Don Phillips : Une grande leçon est que le marché peut vous envoyer beaucoup de signaux et qu’il est très difficile d’arriver à voir ce qui se passe réellement. Mais vous avez les moyens d’agir et de vous protéger y compris durant les tempêtes les plus sévères. Si l’on regarde la crise financière que nous avons connue, la pire de nos vies, la faillite de Lehman, nous avons entendu sans cesse à quel point c’était terrible. Mais l’une des choses intéressantes à noter était le communiqué de Vanguard, je crois, à l’automne 2011, signalant que la situation moyenne de leurs plans 401(k) était supérieure à ce qu’elle était avant la crise.

Si vous y réfléchissez un instant, si vous aviez un portefeuille bien diversifié, si vous le rebalanciez de manière systématique et si vous moyenniez à la baisse, et si vous ne tentiez pas quelque-chose de fou comme prévoir les mouvements du marché, rentrer, sortir, vous auriez survécu la pire crise financière de notre histoire. Vous en seriez déjà sorti 4 ans après y être entré.

John Rekenthaler : La principale leçon que la crise de Lehman nous a enseigné était la mauvaise ; elle nous appris à avoir peur. Lehman était un moment épouvantable en tant qu’investisseur en actions, et cela a placé le pays dans ce que j’ai appelé le « national investment funk ». Depuis, les gens ont peur de la Bourse, alors que l’on observe une reprise de l’économie et des marchés en nette hausse. Ce rebond de la Bourse a été bien discret puisque personne ne semble s’en être aperçu. Il y a toujours ce sentiment que lorsque nous n’allons pas bien, la Bourse elle se porte comme un charme.

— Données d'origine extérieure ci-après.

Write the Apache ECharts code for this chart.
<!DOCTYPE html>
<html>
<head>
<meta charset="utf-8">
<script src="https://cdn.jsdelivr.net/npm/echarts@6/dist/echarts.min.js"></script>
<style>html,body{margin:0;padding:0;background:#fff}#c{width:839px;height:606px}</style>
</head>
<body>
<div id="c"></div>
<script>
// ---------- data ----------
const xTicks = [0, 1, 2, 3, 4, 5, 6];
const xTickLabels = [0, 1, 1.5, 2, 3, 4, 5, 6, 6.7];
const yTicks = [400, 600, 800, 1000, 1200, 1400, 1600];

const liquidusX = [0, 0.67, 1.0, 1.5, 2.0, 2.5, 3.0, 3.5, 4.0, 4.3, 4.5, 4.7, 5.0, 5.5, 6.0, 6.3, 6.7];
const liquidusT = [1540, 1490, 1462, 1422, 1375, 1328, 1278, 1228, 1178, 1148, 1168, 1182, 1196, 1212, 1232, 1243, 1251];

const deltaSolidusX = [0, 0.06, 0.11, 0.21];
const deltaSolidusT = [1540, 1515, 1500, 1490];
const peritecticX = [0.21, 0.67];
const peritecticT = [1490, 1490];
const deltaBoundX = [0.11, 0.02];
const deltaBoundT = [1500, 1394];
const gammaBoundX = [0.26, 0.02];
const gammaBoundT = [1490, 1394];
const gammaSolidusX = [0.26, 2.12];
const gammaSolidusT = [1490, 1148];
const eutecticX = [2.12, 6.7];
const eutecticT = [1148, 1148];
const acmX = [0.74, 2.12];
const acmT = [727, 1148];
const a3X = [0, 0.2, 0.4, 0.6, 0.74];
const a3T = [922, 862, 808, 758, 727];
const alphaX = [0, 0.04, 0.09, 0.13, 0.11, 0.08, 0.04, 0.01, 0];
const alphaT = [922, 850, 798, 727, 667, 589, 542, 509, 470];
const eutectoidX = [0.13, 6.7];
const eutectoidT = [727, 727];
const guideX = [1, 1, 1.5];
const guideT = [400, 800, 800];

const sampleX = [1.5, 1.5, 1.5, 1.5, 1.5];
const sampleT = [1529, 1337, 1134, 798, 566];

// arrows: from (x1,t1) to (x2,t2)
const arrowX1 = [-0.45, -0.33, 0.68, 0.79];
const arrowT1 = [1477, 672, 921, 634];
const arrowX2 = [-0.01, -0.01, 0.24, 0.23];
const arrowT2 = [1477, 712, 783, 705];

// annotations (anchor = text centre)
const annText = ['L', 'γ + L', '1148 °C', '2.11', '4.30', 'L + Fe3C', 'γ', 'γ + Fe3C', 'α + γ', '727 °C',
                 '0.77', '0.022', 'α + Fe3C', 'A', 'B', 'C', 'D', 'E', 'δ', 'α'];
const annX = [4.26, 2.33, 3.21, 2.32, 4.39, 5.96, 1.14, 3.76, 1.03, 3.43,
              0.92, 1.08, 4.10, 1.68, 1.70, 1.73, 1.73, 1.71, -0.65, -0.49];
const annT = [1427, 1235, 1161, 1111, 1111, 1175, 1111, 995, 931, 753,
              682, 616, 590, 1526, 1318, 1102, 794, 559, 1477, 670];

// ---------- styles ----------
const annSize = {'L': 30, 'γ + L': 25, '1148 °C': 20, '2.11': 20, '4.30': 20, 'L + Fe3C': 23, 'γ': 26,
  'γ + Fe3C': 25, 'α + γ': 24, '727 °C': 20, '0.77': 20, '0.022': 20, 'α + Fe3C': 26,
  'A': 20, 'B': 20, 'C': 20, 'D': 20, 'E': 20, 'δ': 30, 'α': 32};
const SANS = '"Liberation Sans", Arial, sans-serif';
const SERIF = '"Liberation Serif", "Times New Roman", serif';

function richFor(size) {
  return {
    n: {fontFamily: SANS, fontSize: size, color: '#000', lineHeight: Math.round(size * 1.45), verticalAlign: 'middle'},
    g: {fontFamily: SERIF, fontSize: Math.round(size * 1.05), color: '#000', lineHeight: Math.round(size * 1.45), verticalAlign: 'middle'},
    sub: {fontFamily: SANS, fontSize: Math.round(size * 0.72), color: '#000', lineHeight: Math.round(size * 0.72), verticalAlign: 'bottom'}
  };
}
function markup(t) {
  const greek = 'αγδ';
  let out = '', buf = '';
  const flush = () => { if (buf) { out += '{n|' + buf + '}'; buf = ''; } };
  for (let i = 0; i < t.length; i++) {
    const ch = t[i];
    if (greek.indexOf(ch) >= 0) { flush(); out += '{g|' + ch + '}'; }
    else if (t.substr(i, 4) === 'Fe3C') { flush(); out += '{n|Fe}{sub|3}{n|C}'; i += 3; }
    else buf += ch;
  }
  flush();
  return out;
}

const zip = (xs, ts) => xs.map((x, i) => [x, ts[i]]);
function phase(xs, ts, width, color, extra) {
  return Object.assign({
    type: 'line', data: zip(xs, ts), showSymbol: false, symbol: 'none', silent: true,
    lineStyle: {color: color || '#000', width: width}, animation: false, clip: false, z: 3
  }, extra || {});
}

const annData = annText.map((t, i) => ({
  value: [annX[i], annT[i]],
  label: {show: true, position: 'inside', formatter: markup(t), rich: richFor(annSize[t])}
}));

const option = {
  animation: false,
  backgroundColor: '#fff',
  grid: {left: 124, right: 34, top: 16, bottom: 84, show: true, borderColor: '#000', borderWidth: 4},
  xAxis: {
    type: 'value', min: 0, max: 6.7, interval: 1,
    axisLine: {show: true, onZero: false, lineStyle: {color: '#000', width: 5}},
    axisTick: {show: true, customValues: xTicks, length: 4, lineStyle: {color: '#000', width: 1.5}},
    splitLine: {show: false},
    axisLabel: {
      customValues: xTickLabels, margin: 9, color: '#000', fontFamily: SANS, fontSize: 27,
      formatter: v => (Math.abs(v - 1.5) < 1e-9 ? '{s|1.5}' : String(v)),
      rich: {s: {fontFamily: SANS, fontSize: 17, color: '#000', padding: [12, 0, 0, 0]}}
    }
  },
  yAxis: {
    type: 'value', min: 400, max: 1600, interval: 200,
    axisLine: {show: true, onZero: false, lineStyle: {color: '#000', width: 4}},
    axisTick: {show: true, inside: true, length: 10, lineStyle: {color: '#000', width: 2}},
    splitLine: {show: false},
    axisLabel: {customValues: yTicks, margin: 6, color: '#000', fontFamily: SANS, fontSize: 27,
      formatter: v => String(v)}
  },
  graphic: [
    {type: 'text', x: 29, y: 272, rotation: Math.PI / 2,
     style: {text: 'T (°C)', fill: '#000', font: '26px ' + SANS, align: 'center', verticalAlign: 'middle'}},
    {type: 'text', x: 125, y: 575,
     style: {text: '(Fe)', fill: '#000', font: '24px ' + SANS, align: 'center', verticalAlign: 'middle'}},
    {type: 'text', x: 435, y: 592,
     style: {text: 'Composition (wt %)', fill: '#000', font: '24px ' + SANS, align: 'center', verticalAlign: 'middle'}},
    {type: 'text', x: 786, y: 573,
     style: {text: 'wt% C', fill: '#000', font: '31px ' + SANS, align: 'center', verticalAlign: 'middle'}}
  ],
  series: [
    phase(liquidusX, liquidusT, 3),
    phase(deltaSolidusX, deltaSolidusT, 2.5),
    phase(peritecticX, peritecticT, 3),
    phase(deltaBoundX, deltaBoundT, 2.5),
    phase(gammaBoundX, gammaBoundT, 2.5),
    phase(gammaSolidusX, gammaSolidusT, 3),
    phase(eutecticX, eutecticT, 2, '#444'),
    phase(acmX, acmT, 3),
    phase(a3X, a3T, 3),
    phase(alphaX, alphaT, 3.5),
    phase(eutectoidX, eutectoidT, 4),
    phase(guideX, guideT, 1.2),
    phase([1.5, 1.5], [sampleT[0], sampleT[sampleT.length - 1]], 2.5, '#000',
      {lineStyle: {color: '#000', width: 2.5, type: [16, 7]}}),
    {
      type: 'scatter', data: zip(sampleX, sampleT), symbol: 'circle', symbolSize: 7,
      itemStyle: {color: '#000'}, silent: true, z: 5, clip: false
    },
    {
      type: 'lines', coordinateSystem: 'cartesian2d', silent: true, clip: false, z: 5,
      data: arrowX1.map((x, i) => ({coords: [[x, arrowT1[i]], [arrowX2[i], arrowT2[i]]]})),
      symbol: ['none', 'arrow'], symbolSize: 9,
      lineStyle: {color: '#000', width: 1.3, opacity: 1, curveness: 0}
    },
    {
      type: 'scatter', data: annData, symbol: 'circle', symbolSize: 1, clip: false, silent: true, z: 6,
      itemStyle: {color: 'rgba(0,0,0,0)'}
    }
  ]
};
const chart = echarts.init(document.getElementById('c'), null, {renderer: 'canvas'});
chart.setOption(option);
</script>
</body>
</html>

La leçon que nous aurions dû retirer est que quoi que nous essayions pour contrôler nos émotions en matière d’investissement, le plus est l’ami du mieux. Ce n’est pas que la peur ; l’avidité dans un marché haussier peut tout autant être une source de problème. Mais les émotions risquent de nous emmener du mauvais côté après un événement majeur. Tout ce que l’on peut faire en tant qu’investisseur pour aller à l’encontre des émotions les plus naturelles pendant certaines phases de marché ne peut qu’être bénéfique à notre portefeuille.